Description of the task: Write out, word for word, every line from the first one through the line that holds "const BOTTOM_Y_MIN = 0.52, BOTTOM_Y_MAX = 91;", and nothing else; skip the pictures.
***** Dataset excerpt
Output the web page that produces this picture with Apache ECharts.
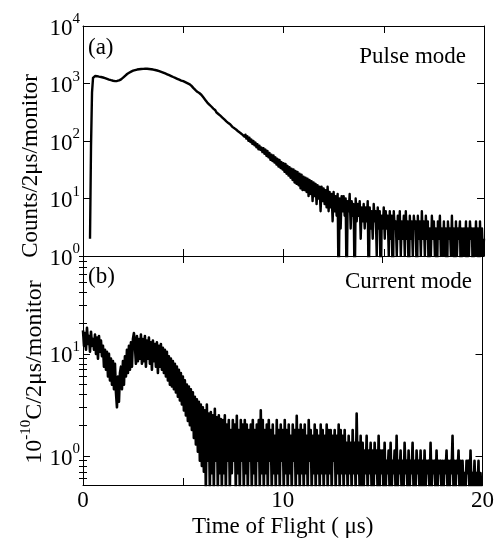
<!DOCTYPE html>
<html><head><meta charset="utf-8">
<script src="https://cdn.jsdelivr.net/npm/echarts@6/dist/echarts.min.js"></script>
<style>html,body{margin:0;padding:0;background:#fff}#c{width:497px;height:543px}</style>
</head><body><div id="c"></div>
<script>
// ---- data ----
const TIME_START = 0;      // μs, first bin
const TIME_STEP = 0.05;    // μs, bin spacing of the arrays below
const X_MIN = 0, X_MAX = 20, X_TICK_STEP = 5;
const xTickLabels = [0, 10, 20];
const topDecades = [0, 1, 2, 3, 4];          // exponents labelled on panel (a)
const bottomDecades = [0, 1];                // exponents labelled on panel (b)
const bottomMinorTicks = [0.6, 0.7, 0.8, 0.9, 2, 3, 4, 5, 6, 7, 8, 9, 20, 30, 40, 50, 60, 70, 80, 90];
const TOP_Y_MIN = 1, TOP_Y_MAX = 10000;
const BOTTOM_Y_MIN = 0.52, BOTTOM_Y_MAX = 91;

// (a) Pulse mode, counts / 2μs / monitor, one value per 0.05 μs from 0 μs
const pulseModeCounts = [
  null,null,null,null,null,null,null,2,80,700,1250,1340,1350,1330,1340,1320,1315,1300,1295,1280,
  1272,1253,1242,1223,1207,1188,1172,1153,1142,1123,1117,1103,1102,1098,1107,1113,1132,1148,1182,1213,
  1262,1308,1362,1408,1462,1498,1542,1578,1612,1638,1672,1688,1712,1728,1748,1752,1768,1772,1788,1787,
  1798,1797,1803,1792,1803,1787,1788,1777,1773,1757,1748,1727,1718,1697,1684,1656,1644,1611,1594,1561,
  1548,1510,1497,1460,1446,1410,1396,1360,1347,1310,1296,1260,1250,1215,1206,1176,1166,1136,1126,1100,
  1098,1062,1058,1022,1018,982,978,942,918,862,838,787,773,727,718,682,683,647,638,592,
  575,536,518,480,466,436,430,401,398,368,366,340,343,316,320,295,300,276,280,256,
  262,238,246,220,231,205,216,193,201,176,188,166,175,157,165,146,154,138,143,129,
  138,119,129,110,121,101,114,96,106,89,100,84,94,78,88,72,83,70,77,64,
  75,60,71,55,67,52,62,47,58,45,56,42,52,39,49,36,47,34,43,32,
  41,29,40,27,37,25,35,23,33,21,32,19,30,18,29,17,27,15,26,14,
  24,14,23,13,22,11,21,12,20,9,19,11,18,8,17,10,16,6,16,9,
  15,8,14,7,16,6,13,7,12,4,13,6,11,5,12,0,10,3,11,6,
  11,5,10,0,9,6,12,3,9,5,8,0,10,4,8,5,9,2,7,4,
  8,3,7,4,9,0,7,3,6,2,8,4,6,1,7,3,6,0,5,3,
  7,2,6,3,5,1,6,2,5,0,6,3,4,1,5,2,6,1,4,2,
  5,1,6,2,4,0,5,2,4,1,5,3,4,0,5,2,4,1,6,2,
  4,1,5,2,4,0,3,1,5,2,4,1,3,0,4,2,5,1,3,1,
  4,1,3,0,4,2,3,1,5,1,3,0,4,1,3,2,4,0,3,1,
  3,1,4,0,3,1,4,2,3,0,3,1,4,1,3,0,4,1,3,1,
  2
];

// (b) Current mode, 10^-10 C / 2μs / monitor, one value per 0.05 μs from 0 μs
const currentModeCharge = [
  17,12,16,11,18,12.5,15,10.5,16.5,12,14,11,15.5,10,14.5,9,15,10.5,13.5,9.5,
  12,7.5,11,7,10.5,6,10,5.5,9,5,8.5,4.5,8,4.2,3.0,6,3.4,6.5,7.5,4.5,
  8.5,5,9.5,6,11,6.5,12,7,13,7.5,14,16,12,8,15,8.5,14,9,15.5,8,
  14,8.5,15,7.5,13.5,9,14.5,8,13,7,13.5,8.5,12.5,7.5,13,6.5,12,7.5,12.5,7,
  11.5,6.5,11,6,10.5,5.5,9.5,5,9,4.8,8.5,4.5,8,4.2,7.5,3.8,7,3.5,6.5,3.2,
  6,2.8,5.5,2.5,5,2.2,4.8,2,4.5,1.8,4.2,1.5,3.8,1.3,3.6,1.1,3.4,0.9,3.2,0.8,
  3.0,0.7,2.8,0.45,3.2,0.9,2.6,0.45,2.7,0.68,2.5,0.45,2.9,0.9,2.4,0.45,2.5,0.68,2.3,0.45,
  2.25,0.68,2.5,0.45,2.03,0.9,2.25,0.45,1.8,0.68,2.25,0.9,2.03,0.45,2.48,0.68,1.8,0.45,2.25,0.9,
  2.03,0.45,2.25,0.68,2.03,0.45,1.8,0.9,2.03,0.45,2.25,0.68,1.8,0.45,2.03,0.9,2.25,0.45,2.8,0.68,
  2.25,0.45,1.8,0.68,2.03,0.45,2.25,0.9,1.8,0.45,2.03,0.68,1.58,0.45,2.25,0.68,1.8,0.45,2.03,0.9,
  1.8,0.45,2.25,0.68,1.8,0.45,2.03,0.68,1.58,0.45,2.03,0.9,1.8,0.45,2.48,0.68,1.8,0.45,2.03,0.68,
  1.8,0.45,2.03,0.68,1.58,0.45,2.25,0.9,1.8,0.45,1.58,0.68,2.03,0.45,1.8,0.68,1.58,0.45,2.03,0.68,
  1.8,0.45,1.58,0.68,2.03,0.45,1.8,0.68,1.8,0.45,1.58,0.9,1.8,0.45,1.58,0.68,2.03,0.45,1.8,0.68,
  1.58,0.45,1.8,0.68,1.35,0.45,1.58,0.68,1.35,0.45,1.8,0.68,1.35,0.45,2.6,0.68,1.35,0.45,1.58,0.45,
  1.35,0.45,1.13,0.68,1.58,0.45,1.13,0.68,1.35,0.45,1.13,0.45,1.35,0.68,1.13,0.45,1.58,0.45,1.13,0.68,
  1.13,0.45,1.35,0.45,0.9,0.68,1.13,0.45,1.35,0.45,0.9,0.68,1.13,0.45,1.58,0.45,0.9,0.68,1.13,0.45,
  0.9,0.45,1.35,0.68,0.9,0.45,1.13,0.45,0.9,0.68,1.35,0.45,0.9,0.45,1.13,0.68,0.9,0.45,1.13,0.45,
  0.9,0.45,1.13,0.45,0.9,0.68,0.9,0.45,1.35,0.45,0.9,0.68,0.9,0.45,1.13,0.45,0.9,0.68,0.9,0.45,
  0.9,0.45,0.9,0.68,1.13,0.45,0.9,0.45,0.9,0.68,1.58,0.45,0.9,0.45,0.9,0.68,1.13,0.45,0.9,0.45,
  0.9,0.45,0.68,0.45,0.9,0.68,0.9,0.45,1.13,0.45,0.68,0.45,0.9,0.45,0.68,0.45,0.9,0.23,0.68,0.45,
  0.45
];

// ---- chart ----
const FONT = '"Liberation Serif", "Times New Roman", serif';
const lg = Math.log10;
const FLOOR = 0.2; // zero counts fall below the plotted range and get clipped
function toSeries(arr) {
  const out = [];
  arr.forEach((v, i) => {
    if (v == null) return;
    out.push([+(TIME_START + i * TIME_STEP).toFixed(2), lg(Math.max(v, FLOOR))]);
  });
  return out;
}
const black = { color: '#000', width: 1 };
const rich = {
  b: { fontFamily: FONT, fontSize: 23, color: '#000', lineHeight: 28, verticalAlign: 'bottom' },
  s: { fontFamily: FONT, fontSize: 15, color: '#000', lineHeight: 15, verticalAlign: 'top' }
};
const powLabel = v => '{b|10}{s|' + Math.round(v) + '}';

function xAxis(grid, pos, withLabels) {
  return {
    type: 'value', gridIndex: grid, position: pos, min: X_MIN, max: X_MAX, interval: X_TICK_STEP,
    axisLine: { show: true, onZero: false, lineStyle: black },
    axisTick: { show: true, inside: true, length: 7, lineStyle: black },
    splitLine: { show: false },
    axisLabel: withLabels ? {
      show: true, customValues: xTickLabels, margin: 4, color: '#000', fontFamily: FONT, fontSize: 23
    } : { show: false }
  };
}
function yMajor(grid, pos, min, max, decades, labels) {
  return {
    type: 'value', gridIndex: grid, position: pos, min: min, max: max,
    axisLine: { show: true, onZero: false, lineStyle: black },
    axisTick: { show: true, inside: true, length: 7, lineStyle: black, customValues: decades },
    splitLine: { show: false },
    axisLabel: labels ? { show: true, customValues: decades, margin: 3, formatter: powLabel, rich: rich } : { show: false }
  };
}
function yMinor(grid, pos, min, max) {
  return {
    type: 'value', gridIndex: grid, position: pos, min: min, max: max,
    axisLine: { show: false },
    axisTick: { show: true, inside: true, length: 4, lineStyle: black, customValues: bottomMinorTicks.map(lg) },
    splitLine: { show: false },
    axisLabel: { show: false }
  };
}

const tMin = lg(TOP_Y_MIN), tMax = lg(TOP_Y_MAX);
const bMin = lg(BOTTOM_Y_MIN), bMax = lg(BOTTOM_Y_MAX);

const chart = echarts.init(document.getElementById('c'), null, { renderer: 'canvas' });
chart.setOption({
  animation: false,
  backgroundColor: '#fff',
  grid: [
    { left: 83, right: 13, top: 26, height: 230 },
    { left: 83, right: 13, top: 256, height: 229 }
  ],
  xAxis: [
    xAxis(0, 'bottom', false),
    xAxis(0, 'top', false),
    Object.assign(xAxis(1, 'bottom', true), {
      name: 'Time of Flight ( μs)', nameLocation: 'middle', nameGap: 30,
      nameTextStyle: { fontFamily: FONT, fontSize: 23, color: '#000' }
    }),
    xAxis(1, 'top', false)
  ],
  yAxis: [
    yMajor(0, 'left', tMin, tMax, topDecades, true),
    yMajor(0, 'right', tMin, tMax, topDecades, false),
    yMajor(1, 'left', bMin, bMax, bottomDecades, true),
    yMinor(1, 'left', bMin, bMax),
    yMajor(1, 'right', bMin, bMax, bottomDecades, false),
    yMinor(1, 'right', bMin, bMax)
  ],
  series: [
    {
      name: 'Pulse mode', type: 'line', xAxisIndex: 0, yAxisIndex: 0,
      data: toSeries(pulseModeCounts), showSymbol: false, clip: true, sampling: 'none',
      lineStyle: { color: '#000', width: 2.4, join: 'round' }
    },
    {
      name: 'Current mode', type: 'line', xAxisIndex: 2, yAxisIndex: 2,
      data: toSeries(currentModeCharge), showSymbol: false, clip: true, sampling: 'none',
      lineStyle: { color: '#000', width: 2.6, join: 'round' }
    }
  ],
  graphic: [
    { type: 'text', x: 88, y: 48, style: { text: '(a)', font: '23px ' + FONT, fill: '#000', align: 'left', verticalAlign: 'middle' } },
    { type: 'text', x: 466, y: 57, style: { text: 'Pulse mode', font: '23px ' + FONT, fill: '#000', align: 'right', verticalAlign: 'middle' } },
    { type: 'text', x: 88, y: 277, style: { text: '(b)', font: '23px ' + FONT, fill: '#000', align: 'left', verticalAlign: 'middle' } },
    { type: 'text', x: 472, y: 282, style: { text: 'Current mode', font: '23px ' + FONT, fill: '#000', align: 'right', verticalAlign: 'middle' } },
    { type: 'text', x: 31, y: 166, rotation: Math.PI / 2,
      style: { text: 'Counts/2μs/monitor', font: '23px ' + FONT, fill: '#000', align: 'center', verticalAlign: 'middle' } },
    { type: 'text', x: 33, y: 372, rotation: Math.PI / 2,
      style: {
        text: '{n|10}{s|-10}{n|C/2μs/monitor}', align: 'center', verticalAlign: 'middle',
        rich: {
          n: { fontFamily: FONT, fontSize: 24, fill: '#000', lineHeight: 28, verticalAlign: 'bottom' },
          s: { fontFamily: FONT, fontSize: 15, fill: '#000', lineHeight: 15, verticalAlign: 'top' }
        }
      } }
  ]
});
</script>
</body></html>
**********
Written solution:
Output the web page that produces this picture with Apache ECharts.
<!DOCTYPE html>
<html><head><meta charset="utf-8">
<script src="https://cdn.jsdelivr.net/npm/echarts@6/dist/echarts.min.js"></script>
<style>html,body{margin:0;padding:0;background:#fff}#c{width:497px;height:543px}</style>
</head><body><div id="c"></div>
<script>
// ---- data ----
const TIME_START = 0;      // μs, first bin
const TIME_STEP = 0.05;    // μs, bin spacing of the arrays below
const X_MIN = 0, X_MAX = 20, X_TICK_STEP = 5;
const xTickLabels = [0, 10, 20];
const topDecades = [0, 1, 2, 3, 4];          // exponents labelled on panel (a)
const bottomDecades = [0, 1];                // exponents labelled on panel (b)
const bottomMinorTicks = [0.6, 0.7, 0.8, 0.9, 2, 3, 4, 5, 6, 7, 8, 9, 20, 30, 40, 50, 60, 70, 80, 90];
const TOP_Y_MIN = 1, TOP_Y_MAX = 10000;
const BOTTOM_Y_MIN = 0.52, BOTTOM_Y_MAX = 91;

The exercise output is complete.